Task requirements: Transcribe everything in the data word for word. Pictures are left out.

───── Given material

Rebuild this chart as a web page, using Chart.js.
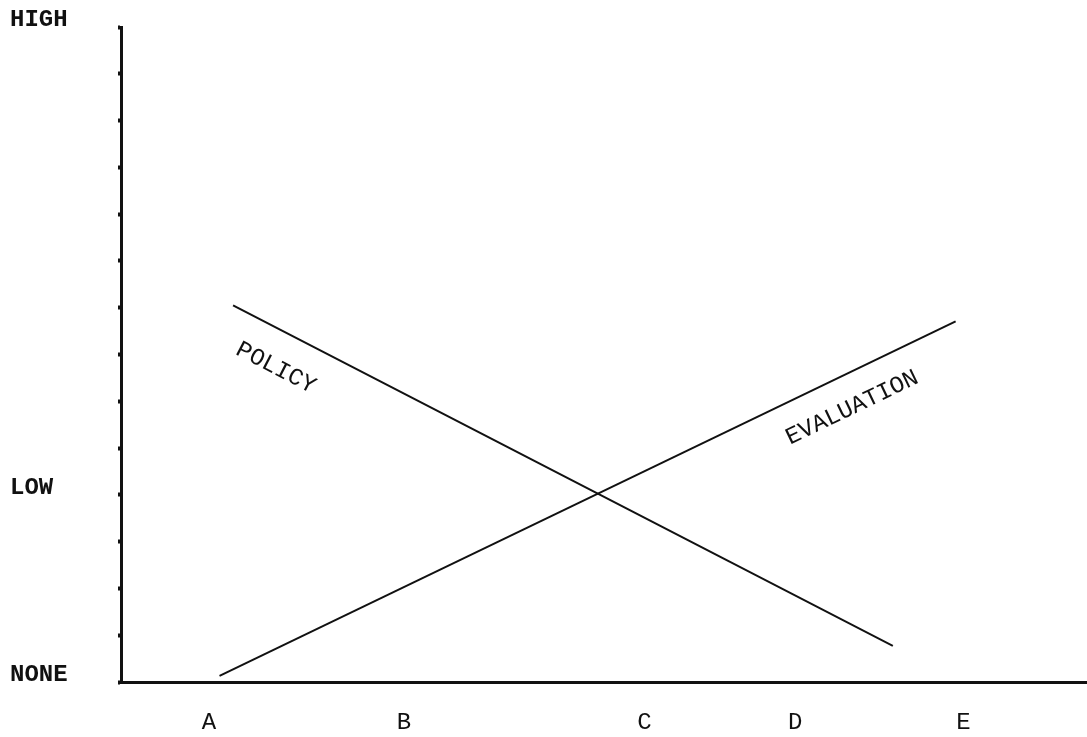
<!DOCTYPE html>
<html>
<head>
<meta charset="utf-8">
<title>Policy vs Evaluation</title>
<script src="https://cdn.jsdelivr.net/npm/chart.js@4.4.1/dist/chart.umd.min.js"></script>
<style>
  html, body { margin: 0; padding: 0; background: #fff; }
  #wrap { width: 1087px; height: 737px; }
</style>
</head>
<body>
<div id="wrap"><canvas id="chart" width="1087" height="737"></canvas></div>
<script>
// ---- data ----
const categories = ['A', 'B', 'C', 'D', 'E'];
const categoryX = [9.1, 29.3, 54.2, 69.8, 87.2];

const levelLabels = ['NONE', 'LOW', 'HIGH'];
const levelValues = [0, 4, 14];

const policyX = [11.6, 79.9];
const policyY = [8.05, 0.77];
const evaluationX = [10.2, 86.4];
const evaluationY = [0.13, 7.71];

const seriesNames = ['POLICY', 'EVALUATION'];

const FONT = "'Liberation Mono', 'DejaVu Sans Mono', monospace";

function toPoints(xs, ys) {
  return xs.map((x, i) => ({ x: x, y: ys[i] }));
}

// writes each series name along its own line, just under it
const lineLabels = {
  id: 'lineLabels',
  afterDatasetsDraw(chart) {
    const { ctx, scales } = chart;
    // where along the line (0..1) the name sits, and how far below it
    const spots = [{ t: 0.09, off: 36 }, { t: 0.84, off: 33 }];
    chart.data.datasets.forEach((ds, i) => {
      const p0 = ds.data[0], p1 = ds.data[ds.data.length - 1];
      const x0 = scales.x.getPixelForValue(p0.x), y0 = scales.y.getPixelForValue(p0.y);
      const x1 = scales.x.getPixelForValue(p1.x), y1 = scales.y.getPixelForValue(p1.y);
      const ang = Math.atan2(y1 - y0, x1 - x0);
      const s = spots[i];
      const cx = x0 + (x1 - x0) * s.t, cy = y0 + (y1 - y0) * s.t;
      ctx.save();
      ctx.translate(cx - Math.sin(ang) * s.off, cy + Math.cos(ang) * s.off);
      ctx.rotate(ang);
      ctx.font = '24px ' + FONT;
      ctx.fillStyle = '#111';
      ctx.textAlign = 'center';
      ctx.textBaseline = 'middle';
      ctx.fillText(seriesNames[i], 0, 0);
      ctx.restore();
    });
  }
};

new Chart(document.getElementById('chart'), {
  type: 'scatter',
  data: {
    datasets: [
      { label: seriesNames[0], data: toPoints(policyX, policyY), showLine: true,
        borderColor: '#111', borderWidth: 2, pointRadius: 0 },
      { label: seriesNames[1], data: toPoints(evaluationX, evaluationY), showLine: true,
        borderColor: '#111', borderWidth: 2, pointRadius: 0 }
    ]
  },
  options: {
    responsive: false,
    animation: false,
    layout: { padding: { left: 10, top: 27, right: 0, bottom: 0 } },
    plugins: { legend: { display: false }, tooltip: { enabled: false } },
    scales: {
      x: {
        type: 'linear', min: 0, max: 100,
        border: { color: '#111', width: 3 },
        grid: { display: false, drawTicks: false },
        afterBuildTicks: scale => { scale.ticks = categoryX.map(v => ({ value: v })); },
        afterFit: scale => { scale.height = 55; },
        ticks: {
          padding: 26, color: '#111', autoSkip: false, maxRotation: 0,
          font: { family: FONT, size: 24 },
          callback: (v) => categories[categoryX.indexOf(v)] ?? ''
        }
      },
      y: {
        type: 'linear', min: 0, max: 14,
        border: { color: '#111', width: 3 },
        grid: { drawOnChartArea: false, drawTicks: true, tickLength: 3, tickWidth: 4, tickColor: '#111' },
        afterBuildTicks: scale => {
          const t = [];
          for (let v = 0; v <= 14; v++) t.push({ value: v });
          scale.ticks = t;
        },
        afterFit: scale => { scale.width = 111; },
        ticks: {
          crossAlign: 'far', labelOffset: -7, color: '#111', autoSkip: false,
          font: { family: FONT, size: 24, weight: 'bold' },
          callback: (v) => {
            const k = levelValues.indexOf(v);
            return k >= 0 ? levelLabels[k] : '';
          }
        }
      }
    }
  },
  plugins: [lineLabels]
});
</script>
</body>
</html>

──────────

Answer below:
Rebuild this chart as a web page, using Chart.js.
<!DOCTYPE html>
<html>
<head>
<meta charset="utf-8">
<title>Policy vs Evaluation</title>
<script src="https://cdn.jsdelivr.net/npm/chart.js@4.4.1/dist/chart.umd.min.js"></script>
<style>
  html, body { margin: 0; padding: 0; background: #fff; }
  #wrap { width: 1087px; height: 737px; }
</style>
</head>
<body>
<div id="wrap"><canvas id="chart" width="1087" height="737"></canvas></div>
<script>
// ---- data ----
const categories = ['A', 'B', 'C', 'D', 'E'];
const categoryX = [9.1, 29.3, 54.2, 69.8, 87.2];

const levelLabels = ['NONE', 'LOW', 'HIGH'];
const levelValues = [0, 4, 14];

const policyX = [11.6, 79.9];
const policyY = [8.05, 0.77];
const evaluationX = [10.2, 86.4];
const evaluationY = [0.13, 7.71];

const seriesNames = ['POLICY', 'EVALUATION'];

const FONT = "'Liberation Mono', 'DejaVu Sans Mono', monospace";

function toPoints(xs, ys) {
  return xs.map((x, i) => ({ x: x, y: ys[i] }));
}

// writes each series name along its own line, just under it
const lineLabels = {
  id: 'lineLabels',
  afterDatasetsDraw(chart) {
    const { ctx, scales } = chart;
    // where along the line (0..1) the name sits, and how far below it
    const spots = [{ t: 0.09, off: 36 }, { t: 0.84, off: 33 }];
    chart.data.datasets.forEach((ds, i) => {
      const p0 = ds.data[0], p1 = ds.data[ds.data.length - 1];
      const x0 = scales.x.getPixelForValue(p0.x), y0 = scales.y.getPixelForValue(p0.y);
      const x1 = scales.x.getPixelForValue(p1.x), y1 = scales.y.getPixelForValue(p1.y);
      const ang = Math.atan2(y1 - y0, x1 - x0);
      const s = spots[i];
      const cx = x0 + (x1 - x0) * s.t, cy = y0 + (y1 - y0) * s.t;
      ctx.save();
      ctx.translate(cx - Math.sin(ang) * s.off, cy + Math.cos(ang) * s.off);
      ctx.rotate(ang);
      ctx.font = '24px ' + FONT;
      ctx.fillStyle = '#111';
      ctx.textAlign = 'center';
      ctx.textBaseline = 'middle';
      ctx.fillText(seriesNames[i], 0, 0);
      ctx.restore();
    });
  }
};

new Chart(document.getElementById('chart'), {
  type: 'scatter',
  data: {
    datasets: [
      { label: seriesNames[0], data: toPoints(policyX, policyY), showLine: true,
        borderColor: '#111', borderWidth: 2, pointRadius: 0 },
      { label: seriesNames[1], data: toPoints(evaluationX, evaluationY), showLine: true,
        borderColor: '#111', borderWidth: 2, pointRadius: 0 }
    ]
  },
  options: {
    responsive: false,
    animation: false,
    layout: { padding: { left: 10, top: 27, right: 0, bottom: 0 } },
    plugins: { legend: { display: false }, tooltip: { enabled: false } },
    scales: {
      x: {
        type: 'linear', min: 0, max: 100,
        border: { color: '#111', width: 3 },
        grid: { display: false, drawTicks: false },
        afterBuildTicks: scale => { scale.ticks = categoryX.map(v => ({ value: v })); },
        afterFit: scale => { scale.height = 55; },
        ticks: {
          padding: 26, color: '#111', autoSkip: false, maxRotation: 0,
          font: { family: FONT, size: 24 },
          callback: (v) => categories[categoryX.indexOf(v)] ?? ''
        }
      },
      y: {
        type: 'linear', min: 0, max: 14,
        border: { color: '#111', width: 3 },
        grid: { drawOnChartArea: false, drawTicks: true, tickLength: 3, tickWidth: 4, tickColor: '#111' },
        afterBuildTicks: scale => {
          const t = [];
          for (let v = 0; v <= 14; v++) t.push({ value: v });
          scale.ticks = t;
        },
        afterFit: scale => { scale.width = 111; },
        ticks: {
          crossAlign: 'far', labelOffset: -7, color: '#111', autoSkip: false,
          font: { family: FONT, size: 24, weight: 'bold' },
          callback: (v) => {
            const k = levelValues.indexOf(v);
            return k >= 0 ? levelLabels[k] : '';
          }
        }
      }
    }
  },
  plugins: [lineLabels]
});
</script>
</body>
</html>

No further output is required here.